▶ **Task to carry out**: Only the lines from the start of the data below through the line that contains "plt.rcParams['mathtext.rm'] = 'Liberation" are to be copied, exactly and without pictures.

══ Raw data ══

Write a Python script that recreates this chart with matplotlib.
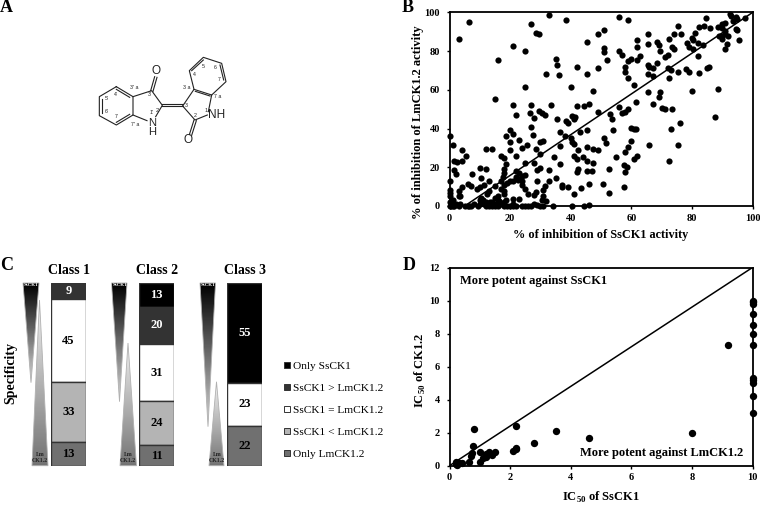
import numpy as np
import matplotlib
matplotlib.use('Agg')
import matplotlib.pyplot as plt
from matplotlib.patches import Polygon
from matplotlib.lines import Line2D

plt.rcParams['font.family'] = 'Liberation Serif'
plt.rcParams['mathtext.fontset'] = 'custom'
plt.rcParams['mathtext.bf'] = 'Liberation Serif:bold'
plt.rcParams['mathtext.rm'] = 'Liberation Serif:bold'

# ---- Panel B data
b_ss = [3.3,6.5,27,28.5,29.5,32.7,38.5,56,59,49,51,21,25,16,45.5,51,51,56,57,52,49,35,35.5,42,36,32,45.5,40,25,15,47.5,58,58,59,60,59,61,62,
65.5,62,65.5,62,63,68.5,69,72.5,74,75.5,76.5,73.5,74,69.5,71,72,79,78.5,80.5,80,81,80.5,82.5,84,84.5,83.5,82,86,85.5,85,82.5,82,78,79,75.5,72,73,72.5,68.5,65.5,66,67,65.5,67,65.5,69.5,69,67,70,71,73.5,61.5,80,88.5,87.5,76,73,75.5,72.5,66,
60,61,61.5,59,58,57,56,53,53.5,54,49,
92.5,93,94.5,95,97.5,93.5,91,90,88.5,90,91,94.5,95,91,92,89,90,90,91.5,91,95.5,
27,26.5,29.5,30.5,31.5,33.5,21,22,28,27,35.5,38.5,39,40.5,41.5,41,42,44.5,46,36.5,38,40,40.5,41,43,45.5,20,21,18.5,20,27.5,30,31,23,24,25.5,20,28.5,36.5,42.5,45.5,47.5,49,51,51.5,55,58,59,60,61,62,57.5,58.5,58,57.5,52.5,50.5,52.5,
41,42,44,45.5,47.5,42.5,42,45.5,47,46,43.5,41,36.5,34.5,33,35,33,31.5,31,37,37,39,30,28,29,30,29,25,22,18,18.5,17,18,
0.2,1,4,5.3,1.5,2.5,4,1.5,2,7.5,10,12,12,14,10.5,13,6,7,4,3,9,10,11.5,13,12.5,15,0.2,0.2,0.2,0.3,3,3.5,
17,17.5,18,18,19,20,21,22,23,22,22.5,23,24,24,25,24,25,17,18,18,16,15,16,18.5,21,23,26,28,28.5,31,30.5,32,28,34,40.5,44.5,46,
0,0.5,1,1.5,2,0.5,1,0,3,3.5,5,6,6.5,7,8,9.5,10,10,10.5,11,11.5,12,13,14,14,15,16,17,18,18,19,20,21,21,22,24,25,26,27,29,30,31,12,13.5,15,16.5]
b_lm = [86.5,95,94,89.3,89,98.7,96,97.8,96.3,89,90.7,82.5,80.3,75.5,85,81.5,79.5,80,78,75.5,71.5,76,73,72,67.5,68,68,61.7,61.7,55.5,59.5,72,69,75,76,66,62.5,75.2,
88.7,86,83.5,82,77.5,85,83.2,86.5,88.7,92.8,88.8,82,81,80,77,78,82,84,81,87,89.5,86,92.5,93,97,83,84,92,72,71.5,68.5,77.5,71,69.5,69.5,71.5,70.5,66,74,73,72,71.5,68,67,59,59,56.5,52.5,50.5,50,50,54,59.5,60.7,46,43,40,31.7,23.5,31.7,
40.3,39.7,39.7,50,48.5,48,51,47.5,45,39.5,48.5,
99,98,97.5,96.5,97,95.5,94.5,94,92.5,92,90.5,91.5,91,89,88,88,88,86.5,83.5,81,86,
52,48,49,48,47,52,52,47,45.5,41,45,44,43,46.5,46,45,51.5,51.5,52.8,38.5,36,35,33,32,38,39.5,39.5,37,36,33,36.5,33,33.5,34,30,31.5,29,29.5,31,29,30.5,29.5,29,35,32.5,25.5,28,30.5,33.5,24.5,26,21,20,17.5,10,19,11.5,6.5,
26,24.5,25.5,23.5,22,19,17.5,18,18,11.5,9.5,6,21.5,25.5,18.5,14.5,13,10.5,8.5,11,10,10,27,22,18.5,19.5,13,22,26,25,21.5,26,19,
36,31.7,29,26,23,22.5,23.5,18.5,16.5,16.5,19.5,19,29.5,29.5,14.5,13,11.5,10.5,10,8,9,10,11,8,6,10.5,13,8.5,6.5,5,5,5,
13,15,17,11,12,13,13,18,17,15,13.5,14,13,15.5,16,11,9,9,8,6,5,4,3,3,3.5,3.5,6,5.5,7,5,3,2.5,1,0,0,0,0.5,
0,0,0,0,1,2,3,2,0,1,0,0,0,0,1,0,1,3,4,3,1,0,0,0,2,0,0,1,0,2,0,0,0,1,0,0,0,0,0,0.5,0,0,2,2,1,2.5]
b_line_x = [5, 100]
b_line_y = [0, 100]

# ---- Panel D data
d_ss = [10,10,10,10,10,10,10,10,10,10,10,10,9.2,8,4.6,3.5,2.8,2.2,2.2,2.2,2.1,0.8,0.77,0.75,0.7,1.0,1.0,0.65,1.2,1.2,1.3,1.4,1.5,1.1,0.2,0.25,0.3,0.4,0.2,0.25]
d_ck = [10,9.9,9.8,9.2,8.5,8,7.3,5.3,5.2,5.0,4.2,3.2,7.3,2,1.7,2.1,1.4,2.4,1.05,1.0,0.9,2.2,1.2,0.75,0.6,0.85,0.2,0.25,0.5,0.7,0.8,0.65,0.85,0.45,0.2,0.1,0.15,0.15,0.1,0.05]
d_line_x = [0, 10]
d_line_y = [0, 12]

# ---- Panel C data
classes = ['Class 1', 'Class 2', 'Class 3']
segments = ['Only SsCK1', 'SsCK1 > LmCK1.2', 'SsCK1 = LmCK1.2', 'SsCK1 < LmCK1.2', 'Only LmCK1.2']
seg_colors = ['#000000', '#333333', '#ffffff', '#b4b4b4', '#707070']
class_values = [[0, 9, 45, 33, 13], [13, 20, 31, 24, 11], [55, 0, 23, 0, 22]]

W, H = 760, 505
fig = plt.figure(figsize=(W/100, H/100), dpi=100)

def pos(x0, x1, ytop, ybot):
    return [x0/W, 1-ybot/H, (x1-x0)/W, (ybot-ytop)/H]

def style(ax):
    for s in ax.spines.values():
        s.set_linewidth(1.3)
    ax.tick_params(length=2.5, width=1, labelsize=7.5)
    ax.tick_params(axis='x', pad=3)
    ax.tick_params(axis='y', pad=4.5)
    for t in ax.get_xticklabels()+ax.get_yticklabels():
        t.set_fontweight('bold')

# Panel B
axb = fig.add_axes(pos(449.5, 752.5, 12.5, 206))
axb.scatter(b_ss, b_lm, s=20, c='black', lw=0, clip_on=False, zorder=3)
axb.plot(b_line_x, b_line_y, color='black', lw=1.1)
axb.set_xlim(0, 100); axb.set_ylim(0, 100)
axb.set_xticks(range(0, 101, 20)); axb.set_yticks(range(0, 101, 20))
style(axb)

# Panel D
axd = fig.add_axes(pos(449.5, 752.5, 267.5, 465.7))
axd.scatter(d_ss, d_ck, s=28, c='black', lw=0, clip_on=False, zorder=3)
axd.plot(d_line_x, d_line_y, color='black', lw=1.1)
axd.set_xlim(0, 10); axd.set_ylim(0, 12)
axd.set_xticks(range(0, 11, 2)); axd.set_yticks(range(0, 13, 2))
style(axd)
axd.text(0.35, 11.2, 'More potent against SsCK1', fontsize=9, fontweight='bold', va='center')
axd.text(9.69, 0.76, 'More potent against LmCK1.2', fontsize=9, fontweight='bold', va='center', ha='right')

# Panel C bars
bar_px = [(51, 86), (139, 174), (227, 262)]
for (x0, x1), name, vals in zip(bar_px, classes, class_values):
    ax = fig.add_axes(pos(x0, x1, 283, 465.7))
    bottom = sum(vals)
    for v, col in zip(vals, seg_colors):
        if v == 0:
            continue
        bottom -= v
        ax.bar(0, v, bottom=bottom, width=1, color=col, edgecolor='#333333', lw=1)
        dark = col in ('#000000', '#333333')
        ax.text(0, bottom+v/2, str(v), ha='center', va='center', fontsize=9, fontweight='bold',
                color='white' if dark else 'black')
    ax.set_xlim(-0.5, 0.5); ax.set_ylim(0, sum(vals))
    ax.axis('off')

# Overlay in pixel space
ov = fig.add_axes([0, 0, 1, 1], zorder=-1)
ov.set_xlim(0, W); ov.set_ylim(H, 0); ov.axis('off')

def tri(x0, x1, apex_x, base_y, apex_y, cmap_vals):
    grad = np.linspace(cmap_vals[0], cmap_vals[1], 128).reshape(-1, 1)
    top, bot = min(base_y, apex_y), max(base_y, apex_y)
    im = ov.imshow(grad, extent=(x0, x1, bot, top), cmap='gray', vmin=0, vmax=1, aspect='auto', zorder=1)
    p = Polygon([(x0, base_y), (x1, base_y), (apex_x, apex_y)], closed=True, fc='none', ec='#b0b0b0', lw=0.6, zorder=2)
    ov.add_patch(p)
    im.set_clip_path(p)

tris = [(23, 39, 31, 382.7, 39.5, 300, 32, 48), (111.5, 127, 119.5, 401.7, 128, 343, 120, 136.5), (200, 215.5, 208, 426.7, 216.5, 381.7, 209, 224)]
for a0, a1, ax_, ay, bx, by, b0, b1 in tris:
    tri(a0, a1, ax_, 283, ay, (0, 0.85))
    tri(b0, b1, bx, 465.7, by, (0.95, 0.45))
    ov.text(ax_, 285.5, 'SsCK1', color='white', fontsize=3.6, fontweight='bold', ha='center', va='center', zorder=3)
    ov.text(b0+8.5, 454.5, 'Lm', color='#222222', fontsize=4.2, fontweight='bold', ha='center', va='center', zorder=3)
    ov.text(b0+7.8, 461, 'CK1.2', color='#222222', fontsize=4.2, fontweight='bold', ha='center', va='center', zorder=3)
ov.set_xlim(0, W); ov.set_ylim(H, 0)

# Molecule
bonds = [
 [(349,260),(399,290),(399,345),(349,375),(298,347),(298,290),(349,260)],
 [(399,290),(455,272),(487,316),(467,350)],
 [(441,362),(399,345)],
 [(548,318),(582,268),(635,285),(625,335)],
 [(548,318),(585,360),(622,345)],
 [(582,268),(568,212),(610,172),(665,190),(678,245),(635,285)],
 [(487,313),(548,313)], [(487,319),(548,319)],
 [(452,272),(464,230)], [(459,274),(471,232)],
 [(582,360),(568,404)], [(589,362),(575,406)],
 [(349,268),(389,292)], [(305,297),(305,340)], [(349,367),(389,343)],
 [(586,274),(630,288)], [(575,212),(610,180)], [(660,195),(671,240)],
]
for b in bonds:
    xs, ys = zip(*b)
    ov.plot(np.array(xs)/3, np.array(ys)/3, color='#222222', lw=0.8, zorder=2)
ss = dict(family='Liberation Sans', color='#222222', ha='center', va='center', zorder=3)
ov.text(469/3, 214/3, 'O', fontsize=8.5, **ss)
ov.text(564/3, 419/3, 'O', fontsize=8.5, **ss)
ov.text(455/3, 382/3, 'N\nH', fontsize=8, linespacing=0.85, **ss)
ov.text(651/3, 344/3, 'NH', fontsize=8.5, **ss)
small = [(402,263,"3' a"),(347,282,"4'"),(319,297,"5'"),(319,335,"6'"),(349,351,"7'"),(405,372,"7' a"),(450,285,"3'"),(473,332,"2'"),(456,338,"1'"),
         (561,262,'3 a'),(560,316,'3'),(586,346,'2'),(618,332,'1'),(654,291,'7 a'),(657,238,'7'),(645,203,'6'),(611,198,'5'),(584,222,'4')]
for x, y, s in small:
    ov.text(x/3, y/3, s, fontsize=3.8, **ss)

# Text labels
bf = dict(fontweight='bold', ha='center', va='center')
for s, x, y in [('A', 6.5, 7), ('B', 408, 7), ('C', 7, 265.5), ('D', 409, 266)]:
    ov.text(x, y, s, fontsize=13, **bf)
for name, x in zip(classes, (69, 157.5, 245)):
    ov.text(x, 270.5, name, fontsize=10, **bf)
ov.text(11, 373, 'Specificity', fontsize=10, rotation=90, **bf)
ov.text(601, 235, '% of inhibition of SsCK1 activity', fontsize=8.8, **bf)
ov.text(418, 122, '% of inhibition of LmCK1.2 activity', fontsize=9, rotation=90, **bf)
ov.text(601, 497, r'IC$_{\mathbf{50}}$ of SsCK1', fontsize=9, **bf)
ov.text(420, 370, r'IC$_{\mathbf{50}}$ of CK1.2', fontsize=9, rotation=90, **bf)

# Legend
handles = [Line2D([], [], ls='', marker='s', ms=4.4, mfc=c, mec='#333333', mew=0.7) for c in seg_colors]
leg = fig.legend(handles, segments, loc='upper left', bbox_to_anchor=(281/W, 1-361.5/H), frameon=False, fontsize=8.2,
                 handletextpad=0.05, labelspacing=1.05, handlelength=1, borderpad=0, borderaxespad=0)

fig.savefig('out.png', dpi=100)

═══

▶ **Solved problem**:
Write a Python script that recreates this chart with matplotlib.
import numpy as np
import matplotlib
matplotlib.use('Agg')
import matplotlib.pyplot as plt
from matplotlib.patches import Polygon
from matplotlib.lines import Line2D

plt.rcParams['font.family'] = 'Liberation Serif'
plt.rcParams['mathtext.fontset'] = 'custom'
plt.rcParams['mathtext.bf'] = 'Liberation Serif:bold'
plt.rcParams['mathtext.rm'] = 'Liberation Serif:bold'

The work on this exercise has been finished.